We then divide $${\mathbf S}$$ and its inverse as

\[ {\mathbf S} = \left[ \begin{array}{cccc} |e_1\rangle & |e_2\rangle & \ldots & |e_N\rangle \end{array} \right] \]

and

\[ {\mathbf S}^{-1} = \left[ \begin{array}{c} \langle \omega_1 | \\ \langle \omega_2 | \\ \vdots \\ \langle \omega_N| \end{array} \right] \; .\]
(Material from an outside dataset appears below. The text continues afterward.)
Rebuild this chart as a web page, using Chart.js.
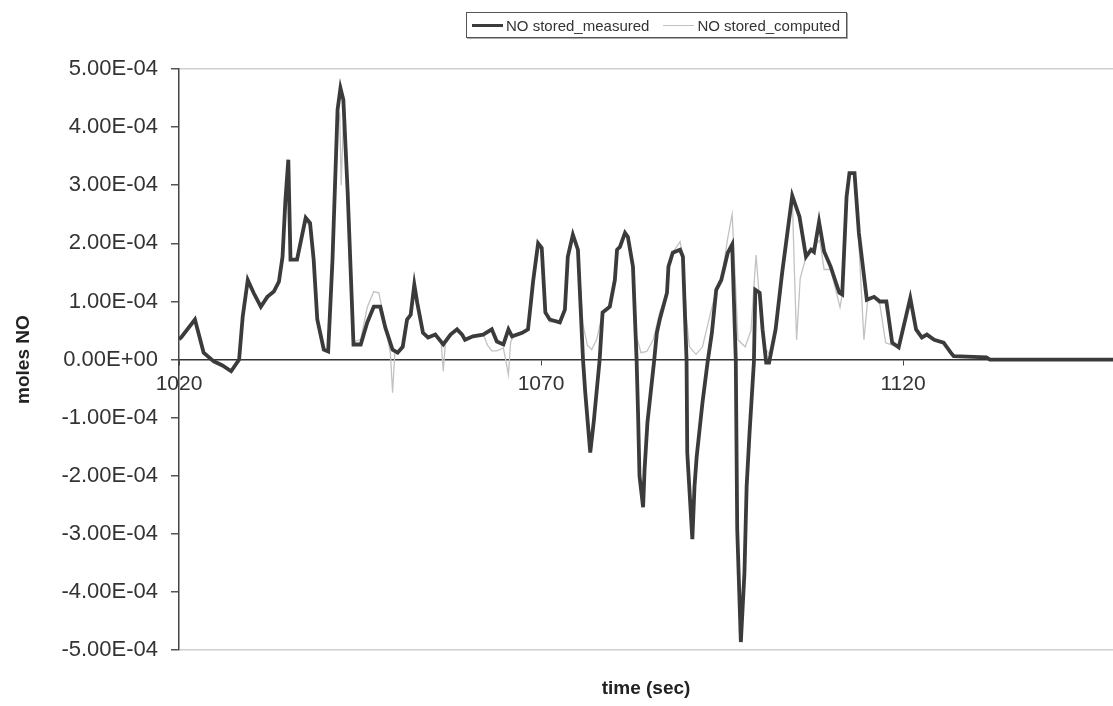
<!DOCTYPE html>
<html>
<head>
<meta charset="utf-8">
<script src="https://cdn.jsdelivr.net/npm/chart.js@4.4.1/dist/chart.umd.min.js"></script>
<style>
  html, body { margin: 0; padding: 0; background: #fff; }
  #wrap { position: relative; width: 1113px; height: 706px; }
  #legend {
    position: absolute; left: 466px; top: 12px; height: 26px;
    box-sizing: border-box; border: 1px solid #555; box-shadow: 1px 1px 0 #aaa;
    background: #fff; display: flex; align-items: center; padding: 0 6px 0 5px;
    font-family: "Liberation Sans", Arial, sans-serif; font-size: 15px; color: #333;
  }
  .item { display: flex; align-items: center; margin-right: 14px; white-space: nowrap; }
  .item:last-child { margin-right: 0; }
  .swatch { display: inline-block; width: 31px; margin-right: 3px; }
</style>
</head>
<body>
<div id="wrap">
  <canvas id="noChart" width="1113" height="706"></canvas>
  <div id="legend"></div>
</div>
<script>
// time (sec) and moles NO
const measuredTime = [
  1020.0, 1020.3, 1022.2, 1023.4, 1024.8, 1026.0, 1027.2, 1028.3, 1028.8, 1029.5,
  1030.3, 1031.3, 1032.2, 1033.1, 1033.8, 1034.3, 1034.7, 1035.1, 1035.4, 1036.3,
  1037.5, 1038.1, 1038.6, 1039.1, 1040.0, 1040.6, 1041.2, 1041.9, 1042.3, 1042.7,
  1043.3, 1044.1, 1045.1, 1046.0, 1046.9, 1047.8, 1048.5, 1049.5, 1050.2, 1050.9,
  1051.5, 1052.0, 1052.5, 1052.9, 1053.7, 1054.4, 1055.4, 1056.5, 1057.5, 1058.4,
  1059.1, 1059.5, 1060.6, 1062.0, 1063.2, 1063.9, 1064.8, 1065.5, 1066.0, 1067.4,
  1068.2, 1068.6, 1068.9, 1069.6, 1070.1, 1070.6, 1071.2, 1072.6, 1073.3, 1073.7,
  1074.4, 1075.1, 1075.8, 1076.1, 1076.8, 1077.3, 1078.1, 1078.5, 1079.5, 1080.2,
  1080.5, 1080.9, 1081.6, 1082.0, 1082.7, 1083.2, 1083.4, 1083.6, 1084.1, 1084.3,
  1084.7, 1085.6, 1086.0, 1086.4, 1087.4, 1087.6, 1088.2, 1089.2, 1089.6, 1090.1,
  1090.2, 1090.9, 1091.2, 1091.5, 1092.3, 1093.0, 1093.6, 1094.2, 1094.9, 1095.8,
  1096.4, 1096.9, 1097.1, 1097.6, 1098.1, 1098.4, 1098.8, 1099.4, 1099.6, 1100.2,
  1100.6, 1101.1, 1101.5, 1102.4, 1103.3, 1104.7, 1105.7, 1106.6, 1107.3, 1107.7,
  1108.4, 1109.1, 1110.0, 1111.2, 1111.6, 1112.2, 1112.6, 1113.3, 1113.9, 1115.0,
  1116.0, 1116.8, 1117.7, 1118.5, 1119.4, 1120.4, 1121.0, 1121.8, 1122.6, 1123.3,
  1124.3, 1125.6, 1126.6, 1127.0, 1131.5, 1132.0, 1149.0
];
const measuredValues = [
  0.35e-4, 0.38e-4, 0.69e-4, 0.12e-4, -0.03e-4, -0.10e-4, -0.20e-4, 0.00e-4, 0.74e-4, 1.37e-4,
  1.15e-4, 0.91e-4, 1.08e-4, 1.17e-4, 1.34e-4, 1.77e-4, 2.75e-4, 3.44e-4, 1.72e-4, 1.72e-4,
  2.44e-4, 2.35e-4, 1.72e-4, 0.69e-4, 0.17e-4, 0.14e-4, 1.72e-4, 4.30e-4, 4.67e-4, 4.47e-4,
  2.87e-4, 0.26e-4, 0.26e-4, 0.64e-4, 0.91e-4, 0.91e-4, 0.55e-4, 0.17e-4, 0.12e-4, 0.22e-4,
  0.69e-4, 0.77e-4, 1.29e-4, 0.98e-4, 0.46e-4, 0.38e-4, 0.43e-4, 0.26e-4, 0.43e-4, 0.52e-4,
  0.43e-4, 0.34e-4, 0.40e-4, 0.43e-4, 0.52e-4, 0.31e-4, 0.26e-4, 0.52e-4, 0.40e-4, 0.46e-4,
  0.52e-4, 0.98e-4, 1.34e-4, 2.00e-4, 1.92e-4, 0.81e-4, 0.69e-4, 0.64e-4, 0.86e-4, 1.77e-4,
  2.15e-4, 1.89e-4, 0.00e-4, -0.55e-4, -1.60e-4, -1.05e-4, 0.00e-4, 0.81e-4, 0.91e-4, 1.37e-4,
  1.89e-4, 1.94e-4, 2.18e-4, 2.11e-4, 1.60e-4, 0.00e-4, -0.91e-4, -2.00e-4, -2.54e-4, -1.90e-4,
  -1.08e-4, -0.05e-4, 0.46e-4, 0.69e-4, 1.15e-4, 1.60e-4, 1.84e-4, 1.89e-4, 1.77e-4, 0.00e-4,
  -1.60e-4, -3.09e-4, -2.18e-4, -1.67e-4, -0.74e-4, -0.05e-4, 0.46e-4, 1.20e-4, 1.37e-4, 1.84e-4,
  1.98e-4, 0.00e-4, -2.92e-4, -4.86e-4, -3.66e-4, -2.18e-4, -1.26e-4, -0.05e-4, 1.20e-4, 1.15e-4,
  0.52e-4, -0.05e-4, -0.05e-4, 0.52e-4, 1.49e-4, 2.82e-4, 2.46e-4, 1.77e-4, 1.89e-4, 1.85e-4,
  2.37e-4, 1.86e-4, 1.60e-4, 1.15e-4, 1.12e-4, 2.80e-4, 3.21e-4, 3.21e-4, 2.18e-4, 1.03e-4,
  1.08e-4, 1.00e-4, 1.00e-4, 0.29e-4, 0.21e-4, 0.74e-4, 1.06e-4, 0.52e-4, 0.38e-4, 0.43e-4,
  0.34e-4, 0.29e-4, 0.12e-4, 0.06e-4, 0.04e-4, 0.00e-4, 0.00e-4
];

const computedTime = [
  1020.0, 1020.3, 1022.2, 1023.4, 1024.8, 1027.2, 1028.3, 1028.8, 1029.5, 1030.3,
  1031.3, 1032.2, 1033.1, 1033.8, 1034.3, 1034.7, 1035.1, 1035.4, 1036.3, 1037.5,
  1038.1, 1038.6, 1039.1, 1040.0, 1040.6, 1041.2, 1041.9, 1042.2, 1042.4, 1042.7,
  1043.3, 1044.1, 1045.1, 1046.0, 1046.9, 1047.6, 1048.5, 1049.2, 1049.5, 1049.8,
  1050.9, 1051.5, 1052.0, 1052.5, 1052.9, 1053.7, 1054.4, 1055.4, 1056.2, 1056.5,
  1056.8, 1057.5, 1058.4, 1059.1, 1059.5, 1060.6, 1062.0, 1062.6, 1063.2, 1063.9,
  1064.8, 1065.5, 1065.8, 1066.2, 1067.4, 1068.2, 1068.6, 1068.9, 1069.6, 1070.1,
  1070.6, 1071.2, 1072.6, 1073.3, 1073.7, 1074.4, 1075.1, 1075.8, 1076.4, 1077.0,
  1077.7, 1078.5, 1079.5, 1080.2, 1080.5, 1080.9, 1081.6, 1082.0, 1082.7, 1083.2,
  1083.8, 1084.6, 1085.5, 1086.4, 1087.4, 1087.6, 1088.2, 1089.2, 1089.6, 1090.1,
  1090.5, 1091.4, 1092.3, 1093.3, 1094.2, 1094.9, 1095.8, 1096.4, 1096.9, 1097.2,
  1098.2, 1099.0, 1099.7, 1100.2, 1100.8, 1101.5, 1102.4, 1103.3, 1104.7, 1105.0,
  1105.3, 1105.8, 1106.6, 1107.3, 1108.5, 1109.1, 1110.0, 1111.3, 1111.7, 1112.2,
  1112.6, 1113.3, 1113.9, 1114.6, 1115.1, 1116.0, 1116.8, 1117.6, 1118.5, 1119.4,
  1120.4, 1121.0, 1121.8, 1122.6, 1123.3, 1124.3, 1125.6, 1126.6, 1127.0, 1131.5,
  1132.0, 1149.0
];
const computedValues = [
  0.35e-4, 0.38e-4, 0.69e-4, 0.12e-4, -0.03e-4, -0.17e-4, 0.00e-4, 0.74e-4, 1.37e-4, 1.15e-4,
  0.91e-4, 1.08e-4, 1.17e-4, 1.34e-4, 1.77e-4, 2.60e-4, 3.20e-4, 1.72e-4, 1.72e-4, 2.38e-4,
  2.30e-4, 1.72e-4, 0.69e-4, 0.17e-4, 0.14e-4, 1.72e-4, 4.05e-4, 4.20e-4, 3.00e-4, 4.10e-4,
  2.87e-4, 0.30e-4, 0.35e-4, 0.90e-4, 1.17e-4, 1.15e-4, 0.60e-4, 0.10e-4, -0.57e-4, 0.10e-4,
  0.22e-4, 0.69e-4, 0.77e-4, 1.20e-4, 0.98e-4, 0.46e-4, 0.38e-4, 0.45e-4, 0.30e-4, -0.20e-4,
  0.30e-4, 0.43e-4, 0.50e-4, 0.43e-4, 0.34e-4, 0.40e-4, 0.45e-4, 0.25e-4, 0.15e-4, 0.15e-4,
  0.20e-4, -0.26e-4, 0.30e-4, 0.40e-4, 0.46e-4, 0.52e-4, 0.98e-4, 1.34e-4, 2.00e-4, 1.92e-4,
  0.81e-4, 0.65e-4, 0.64e-4, 0.86e-4, 1.77e-4, 2.20e-4, 1.89e-4, 0.60e-4, 0.25e-4, 0.17e-4,
  0.35e-4, 0.81e-4, 0.95e-4, 1.37e-4, 1.89e-4, 1.94e-4, 2.20e-4, 2.11e-4, 1.60e-4, 0.40e-4,
  0.12e-4, 0.14e-4, 0.34e-4, 0.81e-4, 1.15e-4, 1.60e-4, 1.84e-4, 2.03e-4, 1.80e-4, 0.70e-4,
  0.22e-4, 0.09e-4, 0.22e-4, 0.74e-4, 1.20e-4, 1.37e-4, 2.10e-4, 2.50e-4, 1.20e-4, 0.34e-4,
  0.22e-4, 0.50e-4, 1.80e-4, 1.00e-4, 0.22e-4, 0.10e-4, 0.52e-4, 1.49e-4, 2.82e-4, 1.50e-4,
  0.34e-4, 1.40e-4, 1.77e-4, 1.89e-4, 2.06e-4, 1.55e-4, 1.55e-4, 0.90e-4, 1.20e-4, 2.80e-4,
  3.21e-4, 3.21e-4, 2.00e-4, 0.34e-4, 1.00e-4, 1.08e-4, 0.95e-4, 0.29e-4, 0.25e-4, 0.21e-4,
  0.74e-4, 1.06e-4, 0.52e-4, 0.38e-4, 0.43e-4, 0.34e-4, 0.29e-4, 0.12e-4, 0.06e-4, 0.04e-4,
  0.00e-4, 0.00e-4
];

const xTickValues = [1020, 1070, 1120];

// 5.00E-04 style labels like the spreadsheet
function sci(v) {
  const parts = v.toExponential(2).split('e');
  const n = parseInt(parts[1], 10);
  return parts[0] + 'E' + (n < 0 ? '-' : '+') + String(Math.abs(n)).padStart(2, '0');
}

function toPoints(ts, vs) {
  return ts.map((t, i) => ({ x: t, y: vs[i] }));
}

const FONT = '"Liberation Sans", Arial, sans-serif';

const chart = new Chart(document.getElementById('noChart').getContext('2d'), {
  type: 'line',
  data: {
    datasets: [
      {
        label: 'NO stored_measured',
        data: toPoints(measuredTime, measuredValues),
        borderColor: '#3b3b3b',
        borderWidth: 3.8,
        pointRadius: 0,
        tension: 0,
      },
      {
        label: 'NO stored_computed',
        data: toPoints(computedTime, computedValues),
        borderColor: '#c2c2c2',
        borderWidth: 1.3,
        pointRadius: 0,
        tension: 0,
      },
    ],
  },
  options: {
    responsive: false,
    animation: false,
    layout: { padding: { top: 69, left: 0, right: 0, bottom: 0 } },
    plugins: {
      legend: { display: false },
      tooltip: { enabled: false },
      title: {
        display: true,
        position: 'bottom',
        fullSize: false,
        text: 'time (sec)',
        color: '#222',
        font: { family: FONT, size: 19, weight: 'bold' },
        padding: { top: 27, bottom: 6 },
      },
    },
    scales: {
      x: {
        type: 'linear',
        min: 1020,
        max: 1149,
        position: { y: 0 },
        afterBuildTicks: (scale) => {
          scale.ticks = xTickValues.map(v => ({ value: v }));
        },
        ticks: {
          color: '#333',
          font: { family: FONT, size: 21 },
          padding: 7,
          maxRotation: 0,
          autoSkip: false,
          callback: (v) => String(v),
        },
        grid: { drawOnChartArea: false, tickColor: '#444', tickLength: 5 },
        border: { color: '#333', width: 1.5 },
      },
      y: {
        min: -5e-4,
        max: 5e-4,
        ticks: {
          stepSize: 1e-4,
          color: '#333',
          font: { family: FONT, size: 22 },
          padding: 13,
          callback: (v) => sci(v),
        },
        grid: {
          color: (ctx) => (ctx.tick && Math.abs(Math.abs(ctx.tick.value) - 5e-4) < 1e-9 ? '#cfcfcf' : 'rgba(0,0,0,0)'),
          lineWidth: 1.5,
          tickColor: '#555',
          tickLength: 8,
        },
        border: { color: '#444', width: 1.5 },
        title: {
          display: true,
          text: 'moles NO',
          color: '#222',
          font: { family: FONT, size: 19, weight: 'bold' },
          padding: { top: 12, bottom: 0 },
        },
        afterFit: (scale) => { scale.width = 179; },
      },
    },
  },
});

// html legend, boxed like the original
const legendEl = document.getElementById('legend');
const swatchWidths = [3, 1];
chart.data.datasets.forEach((ds, i) => {
  const item = document.createElement('span');
  item.className = 'item';
  const sw = document.createElement('span');
  sw.className = 'swatch';
  sw.style.borderTop = swatchWidths[i] + 'px solid ' + ds.borderColor;
  const txt = document.createElement('span');
  txt.textContent = ds.label;
  item.appendChild(sw);
  item.appendChild(txt);
  legendEl.appendChild(item);
});
</script>
</body>
</html>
The hypothesis is then confirmed if there are $$|e_i\rangle$$ that are eigenvectors of $${\mathbf M}$$ since

\[ {\mathbf M}{\mathbf S} ={\mathbf M} \left[ \begin{array}{cccc} |e_1\rangle & |e_2\rangle & \ldots & |e_N\rangle \end{array} \right] = \left[ \begin{array}{cccc} \lambda_1 |e_1\rangle & \lambda_2 |e_2\rangle & \ldots & \lambda_N |e_N\rangle \end{array} \right] \; .\]

It then follows that

\[ {\mathbf S}^{-1} {\mathbf M}{\mathbf S} = \left[ \begin{array}{c} \langle \omega_1 | \\ \langle \omega_2 | \\ \vdots \\ \langle \omega_N| \end{array} \right] \left[ \begin{array}{cccc} \lambda_1 |e_1\rangle & \lambda_2 |e_2\rangle & \ldots & \lambda_N |e_N\rangle \end{array} \right] \\ = \left[ \begin{array}{cccc} \lambda_1 \langle \omega_1 | e_1\rangle & \lambda_2 \langle \omega_1 | e_2\rangle & \ldots & \lambda_1 \langle \omega_1 | e_N\rangle \\ \vdots & \vdots & \ddots & \vdots \\ \lambda_N \langle \omega_N | e_1\rangle & \lambda_N \langle \omega_N | e_2\rangle & \ldots & \lambda_N \langle \omega_N | e_N\rangle \end{array} \right] \; .\]

Using the basic relationship between the row- and column arrays, the above equation simplifies to

\[ {\mathbf S}^{-1} {\mathbf M}{\mathbf S} = \left[ \begin{array}{cccc} \lambda_1 & 0 & \ldots & 0 \\ \vdots & \vdots & \ddots & \vdots \\ 0 & 0 & \ldots & \lambda_N \end{array} \right] \; .\]

This approach is nice, clean, economical, and it stresses when the special cases with orthogonal (or unitary, or whatever) matrices apply.